During the consultation phase, TDC Sécurité was competing mainly with American IT tools. Knowllence won the contract because of the program’s flexibility to consider our group’s methodology and work processes, which had already developed a significant international angle regarding occupational risk assessments.
These occupational risk assessments are intrinsically fragmented. Examining risks such as noise exposure, falls from heights, dangers due to machinery, inhalation of fumes, repetitive movements, and injury within the same environment was a bigger challenge for the software designer than we had imagined.
But once STARMAP (TDC Sécurité) was in place, the strength behind its cohesion became a major asset. We will never return to having different tools for treating chemical risks and accidents. Treating risks differently in our American and French factories is out of the question. And when a chart or report is developed for the specific needs of a continent, it can be examined quickly by others who may find it pertinent. By doing this, each continent has the opportunity to discover unknown or misunderstood issues on the local level that could, in turn, be relevant to their situations. The US highly appreciated the reports developed by France for the Unified Document for the Evaluation of Professional Risks. The Americans hadn’t thought about putting in such an effort in the presentation of the evaluation results to the entire workforce.
The tool has turned out to unify practices more efficiently than any other managerial action.
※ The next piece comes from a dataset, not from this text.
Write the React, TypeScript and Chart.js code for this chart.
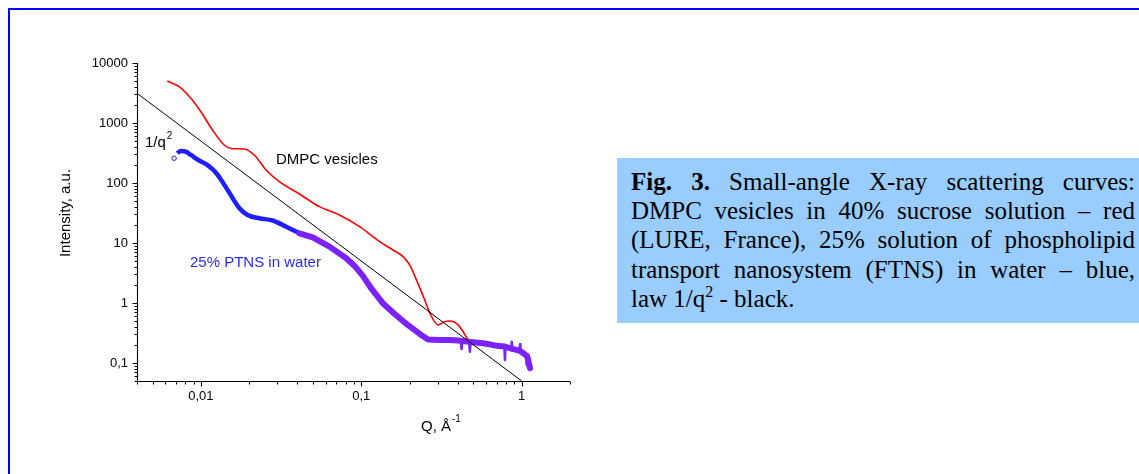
import React, { useEffect, useRef } from 'react';
import { Chart, registerables } from 'chart.js';

Chart.register(...registerables);

// ---- data ----
const redQ = [0.00618, 0.00732, 0.00866, 0.0100, 0.01182, 0.01398, 0.01547, 0.01865, 0.02153, 0.02548, 0.03086, 0.04114, 0.05486, 0.07316, 0.09759, 0.1301, 0.1576, 0.182, 0.2003, 0.2207, 0.2486, 0.2673, 0.3012, 0.3268, 0.3563, 0.4016, 0.4637];
const redI = [5000, 4030, 2580, 1540, 764, 430, 376, 369, 293, 165, 105, 65.6, 40.3, 29.3, 18.7, 10.5, 7.64, 5.91, 4.30, 2.42, 1.12, 0.681, 0.430, 0.483, 0.501, 0.430, 0.242];

const blueQ = [0.00681, 0.00714, 0.0075, 0.00806, 0.00866, 0.00976, 0.01095, 0.01246, 0.01482, 0.01735, 0.01955, 0.02314, 0.02803, 0.03398, 0.04114];
const blueI = [258, 313, 341, 332, 293, 237, 200, 147, 73.6, 38.3, 29.3, 25.8, 23.7, 18.7, 14.5];

const purpleQ = [0.04114, 0.04984, 0.06336, 0.08058, 0.09081, 0.1023, 0.1160, 0.1358, 0.1615, 0.1948, 0.2314, 0.2608, 0.3086, 0.3563, 0.3999, 0.417, 0.4217, 0.426, 0.47, 0.4752, 0.480, 0.5754, 0.6808, 0.78, 0.786, 0.792, 0.86, 0.866, 0.872, 0.97, 0.976, 0.982, 1.019, 1.07, 1.075, 1.081, 1.095, 1.127];
const purpleI = [14.5, 12.35, 8.68, 5.56, 4.14, 2.82, 1.71, 1.0, 0.656, 0.430, 0.304, 0.246, 0.242, 0.242, 0.237, 0.233, 0.170, 0.232, 0.226, 0.154, 0.224, 0.213, 0.196, 0.188, 0.112, 0.186, 0.175, 0.226, 0.172, 0.160, 0.205, 0.157, 0.147, 0.132, 0.0926, 0.130, 0.115, 0.0816];

const lawQ = [0.004, 1];
const lawI = [3125, 0.05];

const xTickValues = [0.01, 0.1, 1];
const xTickLabels = ['0,01', '0,1', '1'];
const yTickValues = [0.1, 1, 10, 100, 1000, 10000];
const yTickLabels = ['0,1', '1', '10', '100', '1000', '10000'];
const minorMultipliers = [2, 3, 4, 5, 6, 7, 8, 9];
const xDecades = [0.001, 0.01, 0.1, 1];
const yDecades = [0.01, 0.1, 1, 10, 100, 1000, 10000];

const captionLines = [
  'Small-angle X-ray scattering curves:',
  'DMPC vesicles in 40% sucrose solution \u2013 red',
  '(LURE, France), 25% solution of phospholipid',
  'transport nanosystem (FTNS) in water \u2013 blue,',
];

const SANS = '"Liberation Sans", Arial, sans-serif';

// a point is a "spike" when it sits clearly above or below both neighbours
function isSpike(i: number): boolean {
  if (i <= 0 || i >= purpleI.length - 1) return false;
  const l = Math.log10(purpleI[i]);
  const a = l - Math.log10(purpleI[i - 1]);
  const b = l - Math.log10(purpleI[i + 1]);
  return Math.sign(a) === Math.sign(b) && Math.abs(a) > 0.08 && Math.abs(b) > 0.08;
}

const decorPlugin = {
  id: 'decor',
  afterDatasetsDraw(chart: any) {
    const ctx = chart.ctx as CanvasRenderingContext2D;
    const xs = chart.scales.x;
    const ys = chart.scales.y;
    const { left, right, top, bottom } = chart.chartArea;
    ctx.save();
    ctx.strokeStyle = '#000';
    ctx.lineWidth = 1.1;
    ctx.beginPath();
    const ax = Math.round(left) + 0.5;
    const ay = Math.round(bottom) + 0.5;
    ctx.moveTo(ax, top);
    ctx.lineTo(ax, ay);
    ctx.moveTo(ax, ay);
    ctx.lineTo(right, ay);
    const xmin = xs.min, xmax = xs.max;
    for (const d of xDecades) {
      for (const k of [1, ...minorMultipliers]) {
        const v = k * d;
        if (v < xmin * 0.999 || v > xmax * 1.001) continue;
        const px = Math.round(xs.getPixelForValue(v)) + 0.5;
        const len = k === 1 ? 5 : 3;
        ctx.moveTo(px, ay);
        ctx.lineTo(px, ay + len);
      }
    }
    const ymin = ys.min, ymax = ys.max;
    for (const d of yDecades) {
      for (const k of [1, ...minorMultipliers]) {
        const v = k * d;
        if (v < ymin * 0.999 || v > ymax * 1.001) continue;
        const py = Math.round(ys.getPixelForValue(v)) + 0.5;
        const len = k === 1 ? 5 : 3;
        ctx.moveTo(ax, py);
        ctx.lineTo(ax - len, py);
      }
    }
    ctx.stroke();

    ctx.textBaseline = 'alphabetic';
    ctx.textAlign = 'left';
    ctx.fillStyle = '#000';
    ctx.font = `15px ${SANS}`;
    ctx.fillText('1/q', 145, 147);
    let w = ctx.measureText('1/q').width;
    ctx.font = `10px ${SANS}`;
    ctx.fillText('2', 145 + w + 1, 139);

    ctx.font = `15px ${SANS}`;
    ctx.fillText('DMPC vesicles', 276, 164);

    ctx.fillStyle = '#2a2aff';
    ctx.fillText('25% PTNS in water', 190, 267);

    ctx.fillStyle = '#000';
    ctx.fillText('Q, \u00C5', 421, 431);
    w = ctx.measureText('Q, \u00C5').width;
    ctx.font = `10px ${SANS}`;
    ctx.fillText('-1', 421 + w + 1, 422);

    ctx.font = `15px ${SANS}`;
    ctx.translate(70, 213);
    ctx.rotate(-Math.PI / 2);
    ctx.textAlign = 'center';
    ctx.fillText('Intensity, a.u.', 0, 0);
    ctx.restore();
  },
};

function pts(q: number[], v: number[]) {
  return q.map((x, i) => ({ x, y: v[i] }));
}

export default function App() {
  const ref = useRef<HTMLCanvasElement>(null);
  useEffect(() => {
    const canvas = ref.current!;
    const chart = new Chart(canvas, {
      type: 'line',
      data: {
        datasets: [
          {
            label: '1/q2',
            data: pts(lawQ, lawI),
            borderColor: '#000',
            borderWidth: 1,
            pointRadius: 0,
            order: 0,
          },
          {
            label: 'DMPC vesicles',
            data: pts(redQ, redI),
            borderColor: '#ff0000',
            borderWidth: 1.6,
            pointRadius: 0,
            cubicInterpolationMode: 'monotone',
            order: 1,
          },
          {
            label: '25% PTNS (high q)',
            data: pts(purpleQ, purpleI),
            borderColor: '#7b22ff',
            borderWidth: 6,
            pointRadius: 0,
            tension: 0,
            borderCapStyle: 'round',
            borderJoinStyle: 'round',
            segment: {
              borderWidth: (c: any) => (isSpike(c.p0DataIndex) || isSpike(c.p1DataIndex) ? 2.5 : undefined),
            },
            order: 2,
          },
          {
            label: '25% PTNS',
            data: pts(blueQ, blueI),
            borderColor: '#1e1eff',
            borderWidth: 4.5,
            pointRadius: (c: any) => (c.dataIndex === 0 ? 2.2 : 0),
            pointBorderColor: '#1e1eff',
            pointBackgroundColor: 'rgba(0,0,0,0)',
            pointBorderWidth: 1,
            cubicInterpolationMode: 'monotone',
            segment: {
              borderColor: (c: any) => (c.p0DataIndex === 0 ? 'rgba(0,0,0,0)' : undefined),
            },
            order: 3,
          },
        ] as any,
      },
      options: {
        animation: false,
        responsive: false,
        maintainAspectRatio: false,
        layout: { padding: { left: 0, top: 63, right: 30, bottom: 0 } },
        plugins: { legend: { display: false }, tooltip: { enabled: false } },
        scales: {
          x: {
            type: 'logarithmic',
            min: 0.004,
            max: 2,
            grid: { display: false, drawTicks: false },
            border: { display: false },
            afterBuildTicks: (s: any) => {
              s.ticks = xTickValues.map((v) => ({ value: v }));
            },
            afterFit: (s: any) => {
              s.height = 93;
            },
            ticks: {
              autoSkip: false,
              maxRotation: 0,
              padding: 8,
              color: '#000',
              font: { family: SANS, size: 13 },
              callback: (_v: any, i: number) => xTickLabels[i],
            },
          },
          y: {
            type: 'logarithmic',
            min: 0.05,
            max: 10000,
            grid: { display: false, drawTicks: false },
            border: { display: false },
            afterBuildTicks: (s: any) => {
              s.ticks = yTickValues.map((v) => ({ value: v }));
            },
            afterFit: (s: any) => {
              s.width = 137;
            },
            ticks: {
              autoSkip: false,
              padding: 9,
              color: '#000',
              font: { family: SANS, size: 13 },
              callback: (_v: any, i: number) => yTickLabels[i],
            },
          },
        },
      } as any,
      plugins: [decorPlugin],
    });
    return () => chart.destroy();
  }, []);

  const serif = '"Liberation Serif", "Times New Roman", serif';
  const lineStyle: React.CSSProperties = {
    width: 504,
    textAlign: 'justify',
    textAlignLast: 'justify' as any,
  };

  return (
    <div style={{ position: 'absolute', left: 0, top: 0, width: 1139, height: 474, overflow: 'hidden', background: '#fff' }}>
      <div
        style={{
          position: 'absolute',
          left: 8,
          top: 8,
          width: 1300,
          height: 700,
          borderLeft: '2px solid #0000ff',
          borderTop: '2px solid #0000ff',
        }}
      />
      <canvas ref={ref} width={600} height={474} style={{ position: 'absolute', left: 0, top: 0, width: 600, height: 474 }} />
      <div
        style={{
          position: 'absolute',
          left: 617,
          top: 158,
          width: 560,
          height: 165,
          background: '#99ccff',
          boxSizing: 'border-box',
          paddingLeft: 14,
          paddingTop: 9,
          fontFamily: serif,
          fontSize: 25,
          lineHeight: '29.2px',
          color: '#000',
        }}
      >
        <div style={lineStyle}>
          <b>Fig. 3.</b> {captionLines[0]}
        </div>
        <div style={lineStyle}>{captionLines[1]}</div>
        <div style={lineStyle}>{captionLines[2]}</div>
        <div style={lineStyle}>{captionLines[3]}</div>
        <div style={{ width: 504, whiteSpace: 'nowrap' }}>
          law 1/q<span style={{ fontSize: 16, position: 'relative', top: -10, lineHeight: 1 }}>2</span> - black.
        </div>
      </div>
    </div>
  );
}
A common boundary-value library, common risk library, common measure-control library, identical work charts across the board, access to sister-plant studies, and a common technical language all contribute to stimulating our plants so that occupational risk assessments are a veritable incentive to prevention and not just a formal exercise.”
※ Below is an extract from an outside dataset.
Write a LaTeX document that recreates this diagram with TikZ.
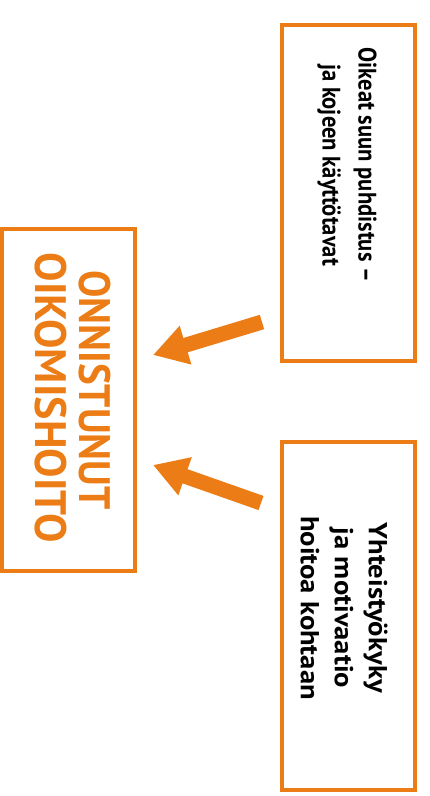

Connectors to interface with other applications
“In addition to adapting the processes for our occupational and environmental risk assessments, Arkema wanted STARMAP (TDC Sécurité) to interface with other applications to:
- Share data with the corporate action plan tool (import/export).
- Share data: TDC Sécurité retrieves the list of workers and their postings at the workstations from the HR program. TDC sends information back to the HR program about exposure to difficult working conditions.
- Import substances managed in an Excel chart with the exposure threshold values for each continent.”
Clearly, Arkema is happy with their choice to go with Knowllence
because TDC Sécurité truly responds to their needs.
Conclusions
Users have successfully integrated and favourably accepted STARMAP.
The program has been judged easy to use by our users for environmental analysis. It is a bit more involved for workstation risk analysis, which by nature is more complex. Many functions are very easy to use: displaying within a table, availability of pre-formatted reports, online multi-lingual access, filters, exporting, etc.
The possibility of inter-site sharing through the program is practical: one site can give access to a view of its own analysis and show another team how they went about it.
To conclude, it’s an application that really responds to the needs expressed in the specifications and allows consolidated risk analyses, which was impossible before this. The data template supports development of other types of risk analyses in the same program, generating other projects.
The rigorous teams at Arkema reaffirm their trust in Knowllence!
This article was based on testimonials by Mr Lamy (Safety/Environment) and Mr Dautremer (IT) during our 2017 TDC Sécurité Users’ Club. It has been enhanced in 2021 by additional professional elements from other users such as M d’Albenas.